Some BNP stuff.

I don't know, there's a lot of it. First, "Research suggests that overseas firms like BNP Paribas do in fact pay bigger fines and plead guilty more often than United States companies"; this probably didn't actually require research. This Breakingviews column provides several theories but mine goes something like: Foreign banks are less good at following American law because they are not patriotic Americans and don't necessarily believe in American law in the way that American banks do. I confess that this theory has some weak bits; you might, for instance, not believe that banks can want to obey the law in any meaningful sense, or you might not believe that American banks actually do. Anyway here is a story about all the companies lining up to get into Iran if sanctions are lifted.

Second, here is a claim that U.S. diplomats "hinted" to the French government that, if France didn't deliver two Mistral-class helicopter carriers to Russia, "They would quietly get rid of the sanctions against the bank, or at least minimize them." There is no evidence for this claim, and the person making it is somewhat unreliable, but on the other hand, if you're using bank penalties as an instrument of foreign policy (enforcing sanctions on Sudan, etc.), why wouldn't you use them as a bargaining chip for other foreign policy goals?

Third, here are some complaints about the lack of individual accountability for top executives, and the ease with which they can blame "rogue employees" for wrongdoing. In general I am not sympathetic to these complaints: I think banks really are set up in a way that doesn't require the chief executive's signature on every decision to break the law! It strikes me as weird magical thinking to believe that somewhere there are recordings of bank CEOs being all "oh let's do crimes." But in the case of BNP Paribas, it is hard to imagine that top executives were unaware that BNP was doing business in Sudan. It's a whole country. And the way the world works is, "doing business in Sudan," for a bank, means "transacting in dollars with Sudan." And that by itself pretty much violates U.S. law.

Some Twitter stuff.

Do people outside of the media care about this stuff? I often wonder. Anyway, tech banker Anthony Noto left Goldman to be chief financial officer of Twitter, where he will be #indispensable, and let's all hope that that's the last hashtag I ever put in this linkwrap. Meanwhile, this Telegraph article about how Morgan Stanley retail brokers will be allowed to write their own tweets is a straight-up masterpiece; every sentence is perfect but here are a few chosen at random:

The company told advisers on Monday if they take a 20 minute online training course and have at least 15 followers, they can create their own 140-character messages and retweet content from firm-approved Twitter accounts. ...

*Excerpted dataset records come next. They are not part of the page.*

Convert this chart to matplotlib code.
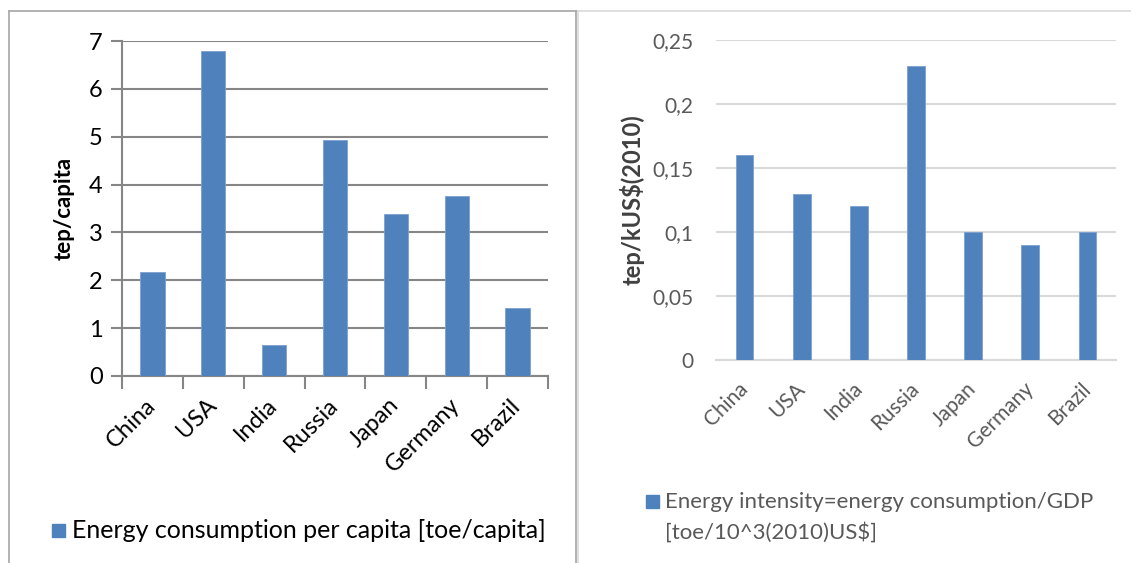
import numpy as np
import matplotlib.pyplot as plt
from matplotlib.patches import Rectangle
from matplotlib.lines import Line2D
from matplotlib.transforms import ScaledTranslation

plt.rcParams['font.family'] = ['Lato', 'DejaVu Sans']

countries = ['China', 'USA', 'India', 'Russia', 'Japan', 'Germany', 'Brazil']
per_capita = [2.17, 6.80, 0.65, 4.93, 3.38, 3.77, 1.43]
intensity = [0.16, 0.13, 0.12, 0.23, 0.10, 0.09, 0.10]
left_yticks = [0, 1, 2, 3, 4, 5, 6, 7]
right_yticks = [0, 0.05, 0.1, 0.15, 0.2, 0.25]
right_ylabels = ['0', '0,05', '0,1', '0,15', '0,2', '0,25']

BLUE = '#4f81bd'
W, H = 1131, 563

fig = plt.figure(figsize=(W / 100, H / 100), dpi=100)


def px(x0, y0, x1, y1):
    # pixel box (top-left origin) -> figure fraction rect
    return [x0 / W, 1 - y1 / H, (x1 - x0) / W, (y1 - y0) / H]


def nudge(labels, dx, dy=0):
    # shift tick labels by a few pixels
    off = ScaledTranslation(dx / 100, dy / 100, fig.dpi_scale_trans)
    for lab in labels:
        lab.set_transform(lab.get_transform() + off)


# panel frames
fig.add_artist(Line2D([9 / W, 9 / W], [0, 1 - 11 / H], color='#a6a6a6', lw=1.2))
fig.add_artist(Line2D([9 / W, 576 / W], [1 - 11 / H, 1 - 11 / H], color='#a6a6a6', lw=1.2))
fig.add_artist(Line2D([576 / W, 576 / W], [0, 1 - 11 / H], color='#a6a6a6', lw=1.2))
fig.add_artist(Line2D([578 / W, 578 / W], [0, 1 - 11 / H], color='#d9d9d9', lw=1.2))
fig.add_artist(Line2D([578 / W, 1], [1 - 11 / H, 1 - 11 / H], color='#d9d9d9', lw=1.2))

# left chart: per capita consumption
ax1 = fig.add_axes(px(122, 41, 548, 376))
x = np.arange(len(countries))
ax1.bar(x, per_capita, width=0.4, color=BLUE, edgecolor='#7ba0d0', linewidth=0.6, zorder=3)
ax1.set_xlim(-0.5, 6.5)
ax1.set_ylim(0, 7)
ax1.set_yticks(left_yticks)
ax1.set_yticklabels([str(v) for v in left_yticks], fontsize=17)
ax1.yaxis.grid(True, color='#868686', lw=1.5, zorder=0)
ax1.set_axisbelow(True)
for s in ['top', 'right']:
    ax1.spines[s].set_visible(False)
for s in ['left', 'bottom']:
    ax1.spines[s].set_color('#868686')
    ax1.spines[s].set_linewidth(1.5)
ax1.tick_params(axis='y', length=8, width=1.5, color='#868686', pad=6)
ax1.set_xticks(np.arange(-0.5, 7, 1))
ax1.set_xticklabels([])
ax1.set_xticks(x, minor=True)
ax1.set_xticklabels(countries, minor=True, rotation=45, ha='right',
                    rotation_mode='anchor', fontsize=17)
ax1.tick_params(axis='x', which='major', length=9, width=1.5, color='#868686')
ax1.tick_params(axis='x', which='minor', length=0, pad=14)
nudge(ax1.get_xticklabels(minor=True), -8, 1)
ax1.set_ylabel('tep/capita', fontsize=16, fontweight='bold', labelpad=10)

fig.add_artist(Rectangle((52 / W, 1 - 537 / H), 13 / W, 13 / H,
                         transform=fig.transFigure, color=BLUE))
fig.text(72 / W, 1 - 530 / H, 'Energy consumption per capita [toe/capita]',
         fontsize=18, va='center', ha='left', color='black')

# right chart: energy intensity
ax2 = fig.add_axes(px(716, 40, 1116, 360))
ax2.bar(x, intensity, width=0.31, color=BLUE, edgecolor='#7ba0d0', linewidth=0.6, zorder=3)
ax2.set_xlim(-0.5, 6.5)
ax2.set_ylim(0, 0.25)
ax2.set_yticks(right_yticks)
ax2.set_yticklabels(right_ylabels, fontsize=15, color='#595959')
ax2.yaxis.grid(True, color='#d9d9d9', lw=1.5, zorder=0)
ax2.set_axisbelow(True)
for s in ['top', 'right', 'left']:
    ax2.spines[s].set_visible(False)
ax2.spines['bottom'].set_color('#d9d9d9')
ax2.spines['bottom'].set_linewidth(1.5)
ax2.tick_params(axis='y', length=0, pad=16)
ax2.set_xticks(x)
ax2.set_xticklabels(countries, rotation=45, ha='right', rotation_mode='anchor',
                    fontsize=15, color='#595959')
ax2.tick_params(axis='x', length=0, pad=12)
nudge(ax2.get_xticklabels(), -7, -2)
ax2.set_ylabel('tep/kUS$(2010)', fontsize=17, fontweight='bold', color='#404040', labelpad=6)

fig.add_artist(Rectangle((646 / W, 1 - 508 / H), 13 / W, 13 / H,
                         transform=fig.transFigure, color=BLUE))
fig.text(665 / W, 1 - 502 / H, 'Energy intensity=energy consumption/GDP',
         fontsize=16, va='center', ha='left', color='#595959')
fig.text(665 / W, 1 - 532 / H, '[toe/10^3(2010)US$]',
         fontsize=16, va='center', ha='left', color='#595959')

fig.savefig('out.png', dpi=100)
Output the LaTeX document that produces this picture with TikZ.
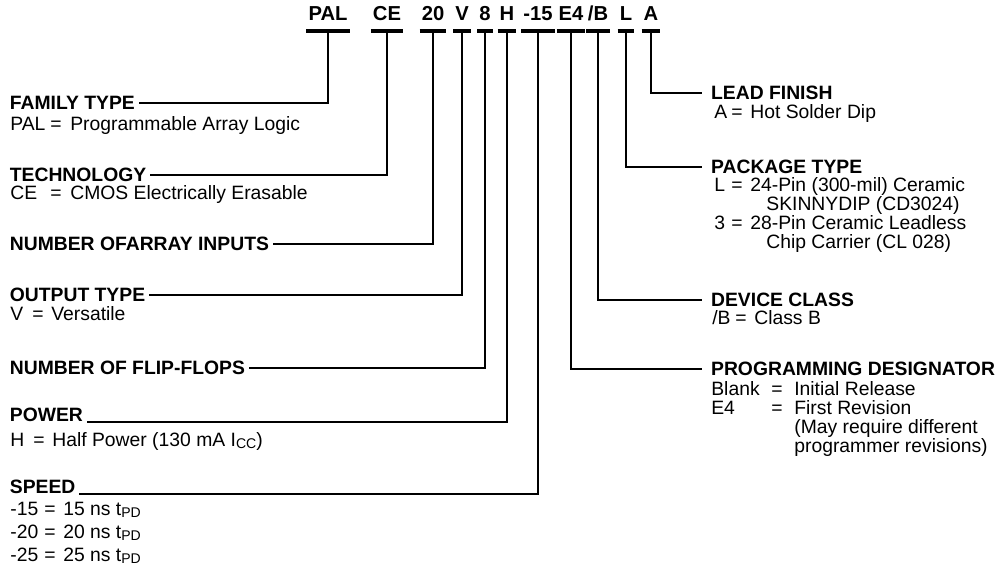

However, all messages are moderated by a supervisor, with a decision on approval generally coming within several hours ...

That would probably be a good rule for media companies too, honestly. In other news Morgan Stanley retail brokers are getting a pay cut, and what social media platform do you think they'll use to complain about that? (The answer is Yo.)

Some boys' club stuff.

Somehow Tinder is gross? Who would have thought it. The lawsuit against the hookup app company, brought by a co-founder (!), includes lots of allegations of sexual harassment, a general background of bro culture and devaluation of women's contributions, and also something about "a text depicting IAC Chairman Barry Diller as a penis." It makes the sexual harassment and discrimination lawsuit against Goldman look positively tame. But oh yeah -- there's a sexual harassment and discrimination lawsuit against Goldman, and the plaintiffs are trying to get it certified as a class action because of "widespread gender discrimination and a 'boy’s club' atmosphere that included bouts of binge drinking and trips to strip clubs."

Hedge fund correlation.

Josh Brown has a good succinct explanation: Markets are way up over the last few years, and "who the [bad word] wants to be non-correlated to that?"

So we see a drift toward market beta happening across the $2.7 trillion hedge fund industry. ... On the plus side, increased correlation with the market has been good for hedge fund investors -- markets have basically gone straight up, after all. On the minus side, you’ve certainly been paying through the nose for this .93 correlation -- if I sold you a Vanguard index fund and then deducted a 2% management fee along with 20% of each year’s gains, would you buy it? No? How about if I sweetened the deal by gating your assets so they couldn’t be touched most of the year, would that do the trick?

Things happen.

Jamie Dimon has cancer. Nicolas Sarkozy is in trouble. Prosecutors want to put Jesse Litvak in prison for nine years for making up stories about bonds. Rengan Rajaratnam's situation keeps improving. How to Delegate Your Email to an Assistant. How to stop your employees from streaming the World Cup. Two euros. "A leading hypothesis is that Belgium has benefited from not having a government." New SEC guidelines on proxy voting. Rob Ford was berated by, who else, a shirtless jogger. Bear eats cookies. Dogs eat chicken bones. Bitcoin pizza extortion.